Counterpoint: Islamist radicalism is a real threat, and any effort to counter that threat should include at least a consideration of immigration policies as part of the solution. Islamist radicalism emanates from some core elements of Islam, and therefore will always be a challenge to the West.
What large swaths of blue America, the Democratic Party, and the elite failed to see (literally), were the people in America put at risk by the PCWC. The PCWC order worked really well for lots of people, mainly those in the new tech and knowledge economy. Not so well for many, often unseen, people for whom it was a disaster not just economically, but culturally.
If the elite did happen to notice such people they termed them “racists, homophobes, xenophobes, and misogynists,” a.k.a. “the deplorables.” 2024 is their revenge.
Looking ahead to four more years — Lord have mercy — of the deplorable, droning of narcissist Donald, I see a bleak scenario and a brighter one:
Bleak. I worry most about two things in Trump’s second go-round. As demagogues do, he has let humanity’s baser spirits loose. I worry about our society growing even more vicious and violent especially toward the most vulnerable. Second, I worry about him and his cronies undermining the Constitution and rule of law. Could be a very dark four years (or more).
Brighter scenario. Ezra Klein had a fascinating podcast a week before the election with another historian (love those guys) named Gary Gerstle. In that pod they noted — hold on — a surprising amount of consensus emerging between the two parties. (You have listen to it to believe it.) Might we be seeing the harbinger of a new, a next, political order, one that would address the failings of neo-liberalism and globalism?

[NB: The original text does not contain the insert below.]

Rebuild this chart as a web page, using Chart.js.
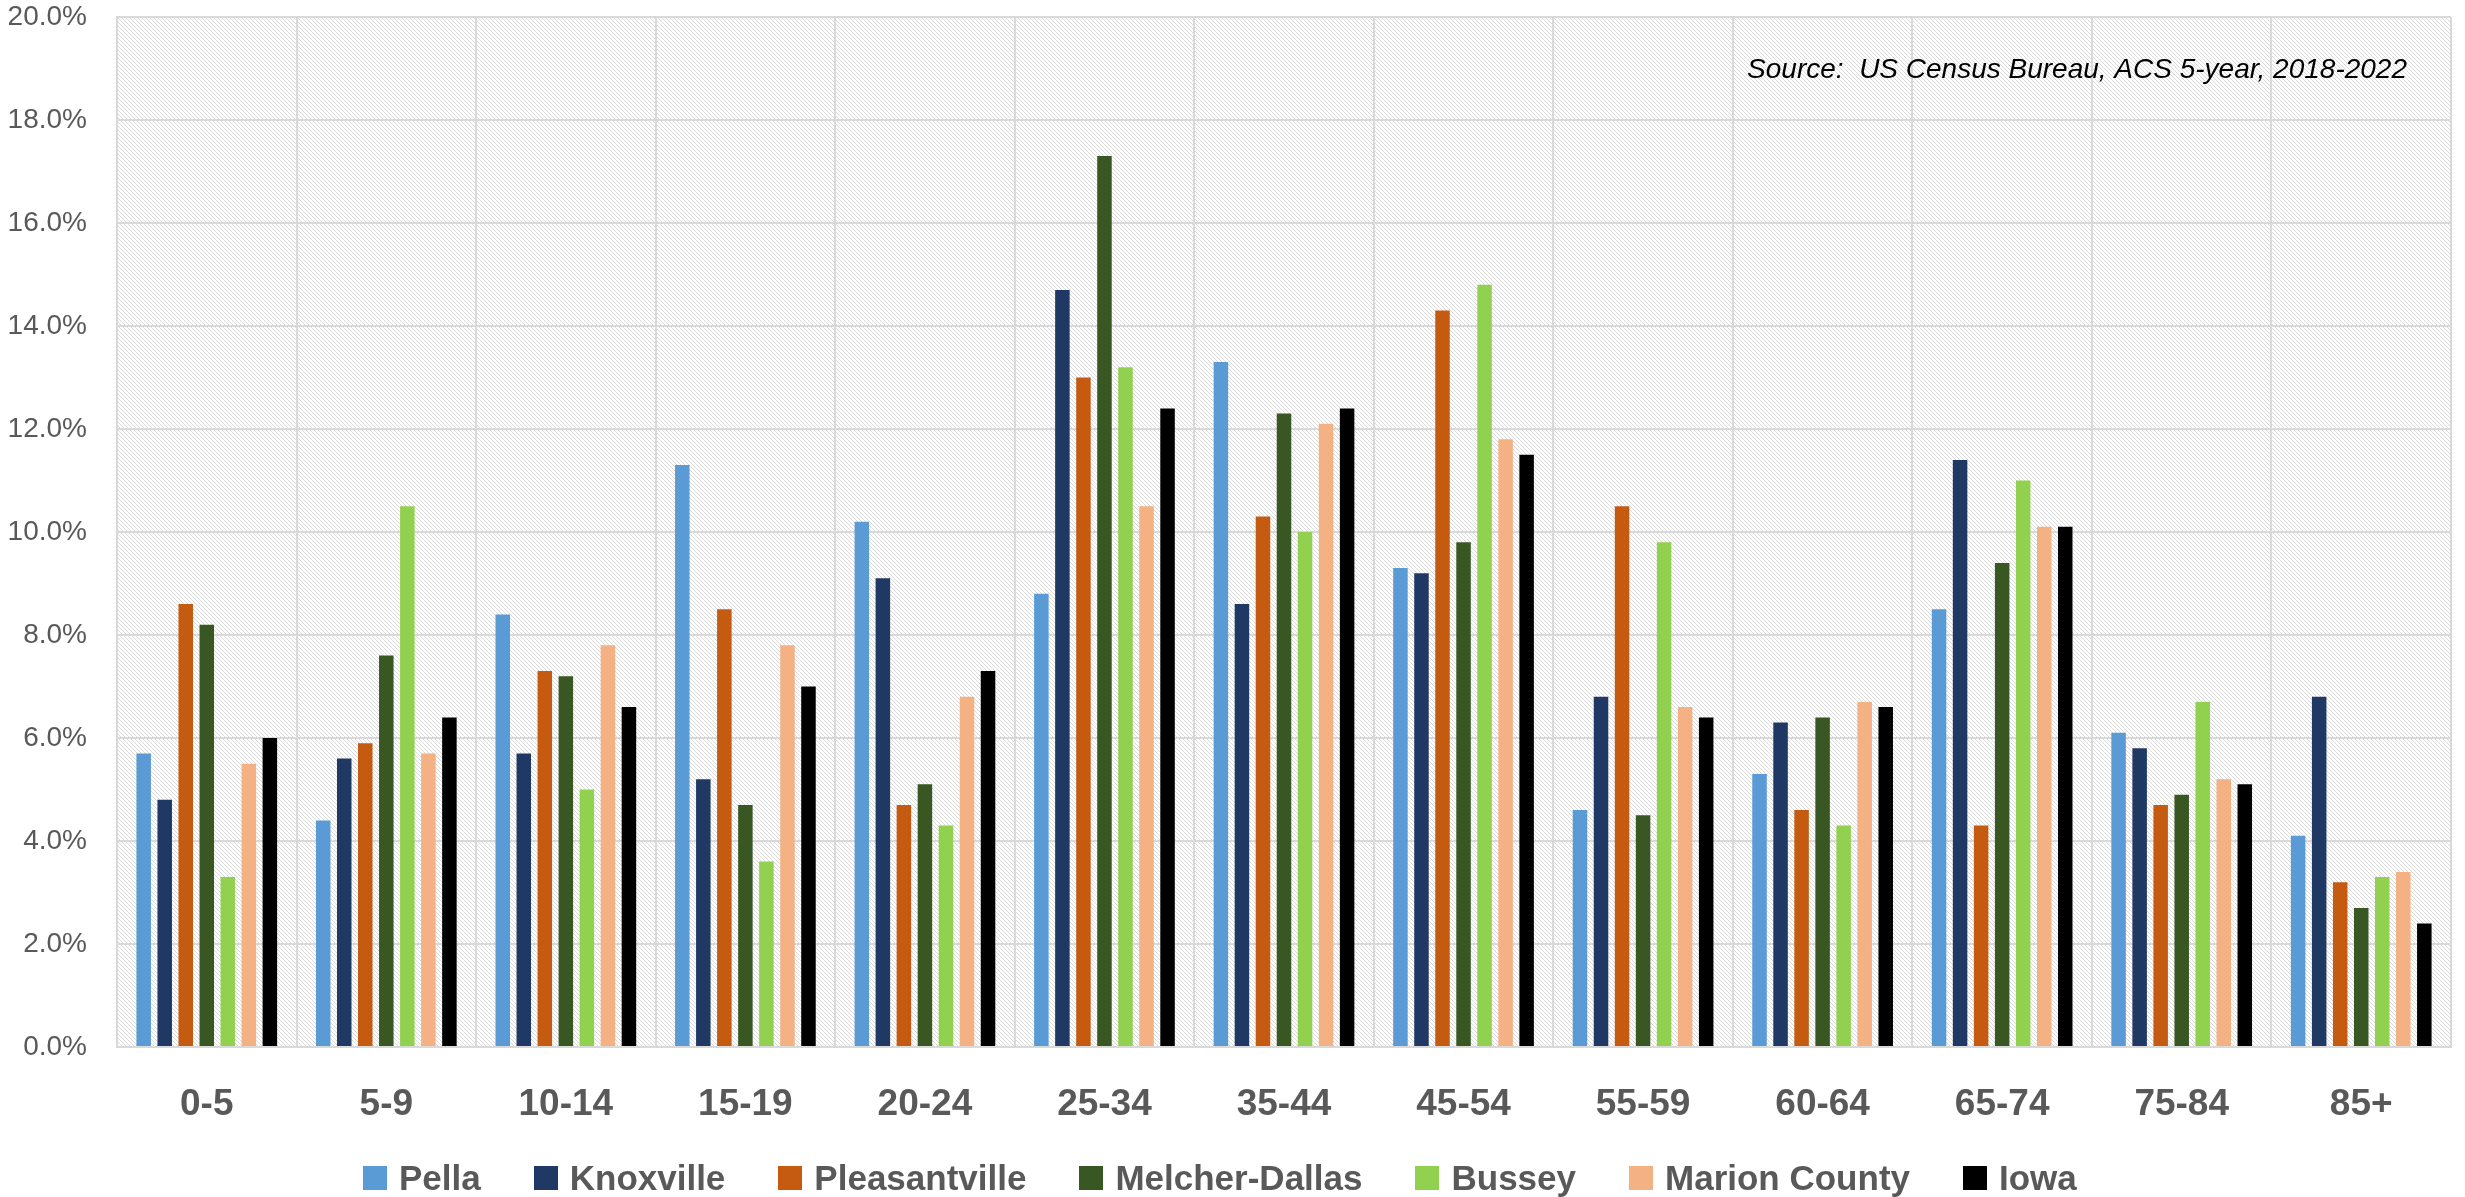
<!DOCTYPE html>
<html>
<head>
<meta charset="utf-8">
<title>Age distribution - Marion County</title>
<script src="https://cdn.jsdelivr.net/npm/chart.js@4.4.1/dist/chart.umd.min.js"></script>
<style>
    html, body {
        margin: 0;
        padding: 0;
        background: #ffffff;
        overflow: hidden;
    }
    #wrap {
        position: relative;
        width: 2465px;
        height: 1197px;
    }
    #legend {
        position: absolute;
        left: 363px;
        top: 1157px;
        height: 42px;
        display: flex;
        align-items: center;
        font-family: 'Liberation Sans', Arial, sans-serif;
        font-weight: bold;
        font-size: 35px;
        color: #595959;
        white-space: nowrap;
    }
    .item {
        display: flex;
        align-items: center;
        margin-right: 53px;
    }
    .box {
        width: 24px;
        height: 24px;
        margin-right: 12px;
    }
</style>
</head>
<body>
<div id="wrap">
    <canvas id="ageChart" width="2465" height="1197"></canvas>
    <div id="legend"></div>
</div>
<script>
// Age groups (x axis)
const ageGroups = ['0-5', '5-9', '10-14', '15-19', '20-24', '25-34', '35-44',
    '45-54', '55-59', '60-64', '65-74', '75-84', '85+'];

// Share of population per age group, in percent
const pella         = [5.7, 4.4, 8.4, 11.3, 10.2, 8.8, 13.3, 9.3, 4.6, 5.3, 8.5, 6.1, 4.1];
const knoxville     = [4.8, 5.6, 5.7, 5.2, 9.1, 14.7, 8.6, 9.2, 6.8, 6.3, 11.4, 5.8, 6.8];
const pleasantville = [8.6, 5.9, 7.3, 8.5, 4.7, 13.0, 10.3, 14.3, 10.5, 4.6, 4.3, 4.7, 3.2];
const melcherDallas = [8.2, 7.6, 7.2, 4.7, 5.1, 17.3, 12.3, 9.8, 4.5, 6.4, 9.4, 4.9, 2.7];
const bussey        = [3.3, 10.5, 5.0, 3.6, 4.3, 13.2, 10.0, 14.8, 9.8, 4.3, 11.0, 6.7, 3.3];
const marionCounty  = [5.5, 5.7, 7.8, 7.8, 6.8, 10.5, 12.1, 11.8, 6.6, 6.7, 10.1, 5.2, 3.4];
const iowa          = [6.0, 6.4, 6.6, 7.0, 7.3, 12.4, 12.4, 11.5, 6.4, 6.6, 10.1, 5.1, 2.4];

const seriesNames = ['Pella', 'Knoxville', 'Pleasantville', 'Melcher-Dallas', 'Bussey', 'Marion County', 'Iowa'];
const seriesData = [pella, knoxville, pleasantville, melcherDallas, bussey, marionCounty, iowa];
const seriesColors = ['#5B9BD5', '#203864', '#C55A11', '#385723', '#92D050', '#F4B183', '#000000'];

// y axis ticks
const yMin = 0;
const yMax = 20;
const yStep = 2;

const sourceNote = 'Source:  US Census Bureau, ACS 5-year, 2018-2022';

const FONT = "'Liberation Sans', Arial, sans-serif";
const GRID = '#d9d9d9';
const TEXT = '#595959';

// Diagonal hatch used as plot area background
function makeHatch() {
    const n = 4;
    const tile = document.createElement('canvas');
    tile.width = n;
    tile.height = n;
    const tctx = tile.getContext('2d');
    tctx.fillStyle = '#ffffff';
    tctx.fillRect(0, 0, n, n);
    tctx.fillStyle = '#dadada';
    for (let i = 0; i < n; i++) {
        tctx.fillRect(i, i, 1, 1);
    }
    return tctx.createPattern(tile, 'repeat');
}

const plotBackground = {
    id: 'plotBackground',
    beforeDraw(chart) {
        const { ctx, chartArea } = chart;
        ctx.save();
        ctx.fillStyle = makeHatch();
        ctx.fillRect(chartArea.left, chartArea.top,
            chartArea.right - chartArea.left, chartArea.bottom - chartArea.top);
        ctx.restore();
    }
};

const sourceText = {
    id: 'sourceText',
    afterDraw(chart) {
        const { ctx, chartArea } = chart;
        ctx.save();
        ctx.font = 'italic 28px ' + FONT;
        ctx.fillStyle = '#000000';
        ctx.textAlign = 'right';
        ctx.textBaseline = 'middle';
        ctx.fillText(sourceNote, chartArea.right - 44, 70);
        ctx.restore();
    }
};

const datasets = seriesNames.map((name, i) => ({
    label: name,
    data: seriesData[i],
    backgroundColor: seriesColors[i],
    borderWidth: 0,
    categoryPercentage: 0.82,
    barPercentage: 0.69
}));

new Chart(document.getElementById('ageChart'), {
    type: 'bar',
    data: {
        labels: ageGroups,
        datasets: datasets
    },
    options: {
        responsive: false,
        animation: false,
        layout: {
            padding: { left: 0, right: 14, top: 17, bottom: 40 }
        },
        plugins: {
            legend: { display: false },
            tooltip: { enabled: false }
        },
        scales: {
            x: {
                grid: {
                    color: GRID,
                    lineWidth: 2,
                    drawTicks: false,
                    offset: true
                },
                border: {
                    color: GRID,
                    width: 2
                },
                ticks: {
                    color: TEXT,
                    padding: 36,
                    font: { family: FONT, size: 37, weight: 'bold' },
                    maxRotation: 0
                },
                afterFit: (scale) => {
                    scale.height = 110;
                    scale.paddingLeft = 0;
                    scale.paddingRight = 0;
                }
            },
            y: {
                min: yMin,
                max: yMax,
                grid: {
                    color: GRID,
                    lineWidth: 2,
                    drawTicks: false
                },
                border: {
                    color: GRID,
                    width: 2
                },
                ticks: {
                    stepSize: yStep,
                    color: TEXT,
                    padding: 30,
                    font: { family: FONT, size: 28 },
                    callback: (value) => value.toFixed(1) + '%'
                },
                afterFit: (scale) => {
                    scale.width = 117;
                    scale.paddingTop = 0;
                    scale.paddingBottom = 0;
                }
            }
        }
    },
    plugins: [plotBackground, sourceText]
});

// Legend below the chart
const legend = document.getElementById('legend');
seriesNames.forEach((name, i) => {
    const item = document.createElement('div');
    item.className = 'item';
    const box = document.createElement('span');
    box.className = 'box';
    box.style.background = seriesColors[i];
    const label = document.createElement('span');
    label.textContent = name;
    item.appendChild(box);
    item.appendChild(label);
    legend.appendChild(item);
});
</script>
</body>
</html>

To see the latter, consider Trump for what he is, a performer. To some gross, to others entertaining. But it’s not the one performer, rather as Shakespeare said, “the show’s the thing.” The larger historical drama is the thing. To put a bit of a theological spin on it — God has the capacity to bring new life out of disaster, as well as a capacity to use even human sin to God’s ultimate glory.